The Passing-Bablok regression has the advantage of being less sensitive to outliers and has no requirements to the distribution of the data. The calculation of the Passing-Bablok requires a special program.
The regression function may differ in different parts of the measuring interval which means that the datasets are not linearly correlated. It is therefore valuable to consider partitioning the dataset, and the program allows up to three partitions. The average bias and the Student's tdep are then displayed for each partition. The partitioning also allows truncating the dataset at the high or low concentrations or both.

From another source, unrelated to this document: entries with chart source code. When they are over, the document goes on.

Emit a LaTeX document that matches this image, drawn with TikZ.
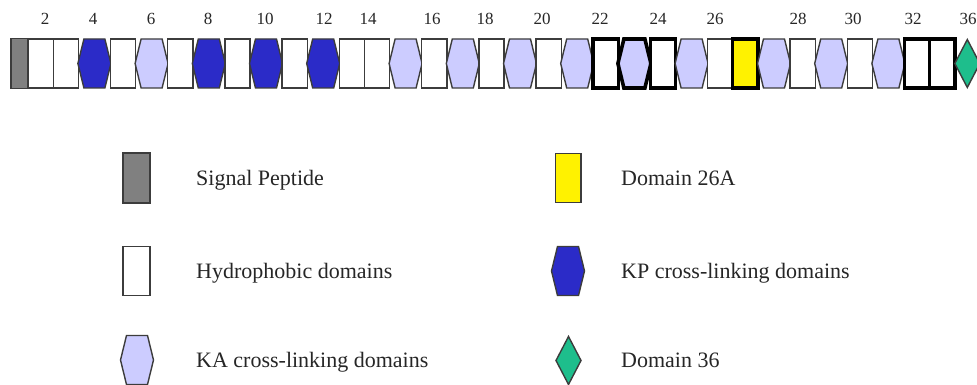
\documentclass[tikz,border=0pt]{standalone}
\usepackage{fontspec}
\setmainfont{Liberation Serif}
\definecolor{kpblue}{RGB}{43,43,200}
\definecolor{kalav}{RGB}{204,204,255}
\definecolor{sigray}{RGB}{128,128,128}
\definecolor{greenthirtysix}{RGB}{30,190,140}
\definecolor{edgegray}{RGB}{60,60,60}
\begin{document}
\begin{tikzpicture}
		[x=1pt,y=-1pt,
		dom/.style={draw=edgegray,line width=1.4pt},
		thin domain/.style={dom/.style={draw=edgegray,line width=1.4pt}},
		thick domain/.style={dom/.style={draw=black,line width=3.6pt}},
		num/.style={font=\fontsize{17}{20}\selectfont,text=black!85,anchor=base,inner sep=0pt},
		key/.style={font=\fontsize{22}{26}\selectfont,text=black!85,anchor=base west,inner sep=0pt},
		hyd/.pic={\path[dom,fill=white] (-12.6,-24.5) rectangle (12.6,24.5);},
		sig/.pic={\path[dom,fill=sigray] (-13.5,-25) rectangle (13.5,25);},
		yel/.pic={\path[dom,fill=yellow] (-12.8,-24.5) rectangle (12.8,24.5);},
		ka/.pic={\path[dom,fill=kalav] (-16.5,0) -- (-10.5,-24.5) -- (10.5,-24.5) -- (16.5,0) -- (10.5,24.5) -- (-10.5,24.5) -- cycle;},
		kp/.pic={\path[dom,fill=kpblue] (-16.5,0) -- (-10.5,-24.5) -- (10.5,-24.5) -- (16.5,0) -- (10.5,24.5) -- (-10.5,24.5) -- cycle;},
		dia/.pic={\path[dom,fill=greenthirtysix] (-12.5,0) -- (0,-24) -- (12.5,0) -- (0,24) -- cycle;}
	]
		\clip (0,0) rectangle (977,385);
		\pic[xscale=0.63] at (19.5,63.5) {sig};
		\foreach \cx/\kind/\look in {40.6/hyd/thin, 65.8/hyd/thin, 94.4/kp/thin, 123.0/hyd/thin,
			151.6/ka/thin, 180.2/hyd/thin, 208.8/kp/thin, 237.4/hyd/thin, 266.0/kp/thin,
			294.6/hyd/thin, 323.2/kp/thin, 351.8/hyd/thin, 377.0/hyd/thin, 405.6/ka/thin,
			434.2/hyd/thin, 462.8/ka/thin, 491.4/hyd/thin, 520.0/ka/thin, 548.6/hyd/thin,
			577.2/ka/thin, 605.8/hyd/thick, 634.4/ka/thick,
			663.0/hyd/thick, 691.6/ka/thin, 720.2/hyd/thin, 745.4/yel/thick,
			774.0/ka/thin, 802.6/hyd/thin, 831.2/ka/thin, 859.8/hyd/thin, 888.4/ka/thin,
			917.0/hyd/thick, 942.2/hyd/thick, 967.3/dia/thin}
			\pic[\look\space domain] at (\cx,63.5) {\kind};
		\foreach \n/\cx in {2/45, 4/93, 6/151, 8/208, 10/265, 12/324, 14/368, 16/432,
			18/485, 20/542, 22/600, 24/658, 26/715, 28/798, 30/853, 32/913, 36/968}
			\node[num] (n\n) at (\cx,25) {\n};
		\pic at (136.5,178) {sig};
		\node[key] (signal) at (196,185) {Signal Peptide};
		\pic[xscale=1.07] at (136.5,271) {hyd};
		\node[key] (hydro) at (196,278) {Hydrophobic domains};
		\pic at (137,360) {ka};
		\node[key] (ka) at (196,367) {KA cross-linking domains};
		\pic at (568,178) {yel};
		\node[key] (d26a) at (621,185) {Domain 26A};
		\pic at (568,271) {kp};
		\node[key] (kp) at (621,278) {KP cross-linking domains};
		\pic at (568.5,360.5) {dia};
		\node[key] (d36) at (621,367) {Domain 36};
	\end{tikzpicture}
\end{document}
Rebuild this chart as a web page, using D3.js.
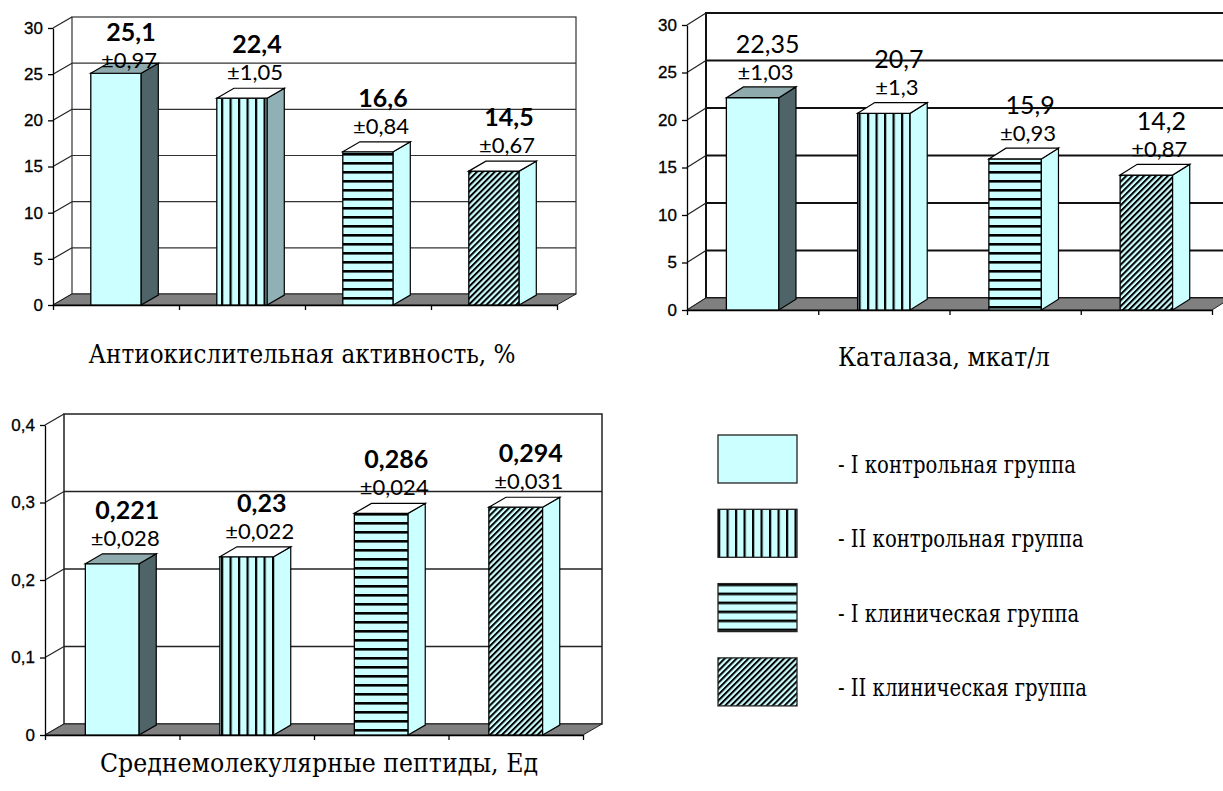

If truncated, the new dataset will be used as the basis for the bias calculation. To be meaningful the number of observations needs to be large enough to allow about 20 observations in each partition.
The differences between the means of each of the observations and their means are presented and the maximum differences are flagged. The operator can toggle between the differences of the means or either of the results of the test or comparative methods.
This facilitates the identification of potential outliers. The differences are also graphically displayed (Fig. 4) in difference graphs. These are traditional Bland-Altman graphs but the program also allows the differences to be displayed versus the results of the comparative method. This is usually recommended if the comparative method is a reference method. The two diagrams show the absolute and relative differences between results, and the trend of the differences.
The confidence limits of the differences are calculated but should be considered with caution. The estimated confidence level is only truly valid if the distribution of the differences is normal or close to normal. As mentioned above this is also a prerequisite for applying the Student's tdep test.
FIG. 4. The difference graph. The mean of all observations and their trend line, the mean ±2 s of the selected differences and the limits of the selected subsample (dot-dash line) after truncation of the differences are shown.
A deviation from normality often leads to long tails and it thus becomes necessary to present some indication of normality. The skewness (peakedness) of the distribution of the differences is displayed as it is one of the characteristics of a normal distribution. If the skewness is within –1 < skewness < 1, the skewness is generally regarded as being minor.
If not, the distribution of the differences can be truncated and thus improve the validity of the calculations. The total number of observations left after a truncation should be considered.
Thus, there are several means to adjust the dataset. Obvious outliers, identified from the graphs or the tables of differences, can simply be deleted from the input table. The dataset itself can be truncated, which is particularly convenient if there are samples with very high or very low concentrations.
Finally the distribution of the differences can be truncated. The dataset that is eventually included in the evaluation is the smallest that is obtained after truncation of both the dataset and the differences.
The clinical performance of a procedure, often used in risk assessment, can be described as the number of observations that fall outside a certain deviation from the equal line or regression line, ATE (Allowable Total Error). The remaining are outside the Limit of Erroneous Results (LER). In the program the ATE can be set for the low, mid or high concentration limits and optionally displayed in the scattergram.
The program will calculate the number of results in the ATE and LER sectors of the comparison. This may be different depending on if the ATE and LER are estimated in relation to any of the regressions or the equal line.
A standardized procedure for laboratory verification of precision and trueness is described in terms of a non-proprietary and downloadable software package.